#### Given data

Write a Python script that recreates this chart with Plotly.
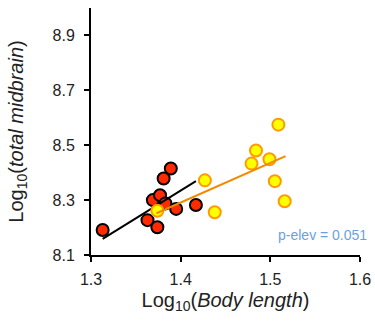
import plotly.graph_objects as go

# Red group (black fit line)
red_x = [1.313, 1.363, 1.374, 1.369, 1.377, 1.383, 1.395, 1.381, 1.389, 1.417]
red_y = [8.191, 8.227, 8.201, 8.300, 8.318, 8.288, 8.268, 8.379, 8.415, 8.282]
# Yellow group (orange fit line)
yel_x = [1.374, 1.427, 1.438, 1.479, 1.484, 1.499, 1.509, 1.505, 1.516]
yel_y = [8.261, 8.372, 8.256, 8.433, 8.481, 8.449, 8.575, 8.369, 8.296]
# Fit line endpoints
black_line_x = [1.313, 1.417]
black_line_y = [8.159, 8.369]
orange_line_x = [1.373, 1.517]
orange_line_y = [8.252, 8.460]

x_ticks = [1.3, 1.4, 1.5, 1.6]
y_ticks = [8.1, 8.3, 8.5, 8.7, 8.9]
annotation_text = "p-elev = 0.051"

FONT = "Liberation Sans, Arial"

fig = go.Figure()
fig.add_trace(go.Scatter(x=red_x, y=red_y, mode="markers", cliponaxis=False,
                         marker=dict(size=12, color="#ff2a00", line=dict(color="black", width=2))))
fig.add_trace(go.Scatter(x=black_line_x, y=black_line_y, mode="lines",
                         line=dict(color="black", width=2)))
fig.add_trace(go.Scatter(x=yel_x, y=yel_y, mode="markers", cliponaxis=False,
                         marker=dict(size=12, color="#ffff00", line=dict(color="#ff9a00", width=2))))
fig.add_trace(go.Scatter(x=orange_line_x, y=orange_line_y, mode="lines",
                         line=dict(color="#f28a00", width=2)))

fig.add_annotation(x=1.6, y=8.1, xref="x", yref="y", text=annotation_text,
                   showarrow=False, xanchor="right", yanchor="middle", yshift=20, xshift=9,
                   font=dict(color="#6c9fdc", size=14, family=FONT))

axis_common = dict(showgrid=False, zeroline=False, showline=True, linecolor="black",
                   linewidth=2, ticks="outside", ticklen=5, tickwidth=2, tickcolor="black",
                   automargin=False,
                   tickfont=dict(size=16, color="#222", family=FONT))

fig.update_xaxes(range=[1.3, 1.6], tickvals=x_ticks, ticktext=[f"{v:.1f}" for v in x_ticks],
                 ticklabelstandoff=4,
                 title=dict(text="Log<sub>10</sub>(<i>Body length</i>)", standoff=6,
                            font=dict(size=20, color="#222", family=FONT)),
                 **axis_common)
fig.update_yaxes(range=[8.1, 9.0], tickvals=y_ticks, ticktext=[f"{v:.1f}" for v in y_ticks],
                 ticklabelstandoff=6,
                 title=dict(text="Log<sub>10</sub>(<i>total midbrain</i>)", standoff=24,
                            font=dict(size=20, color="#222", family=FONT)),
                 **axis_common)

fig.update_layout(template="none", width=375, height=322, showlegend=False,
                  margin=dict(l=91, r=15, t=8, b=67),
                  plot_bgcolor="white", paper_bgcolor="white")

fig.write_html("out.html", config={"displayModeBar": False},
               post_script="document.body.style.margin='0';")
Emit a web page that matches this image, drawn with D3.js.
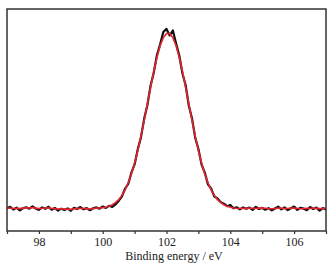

########

» What the task requires: Starting at the first line of the records above, set down each line exactly through the one that holds "import plotly.graph_objects as go". Omit pictures.

» Exercise output:
Write a Python script that recreates this chart with Plotly.
import plotly.graph_objects as go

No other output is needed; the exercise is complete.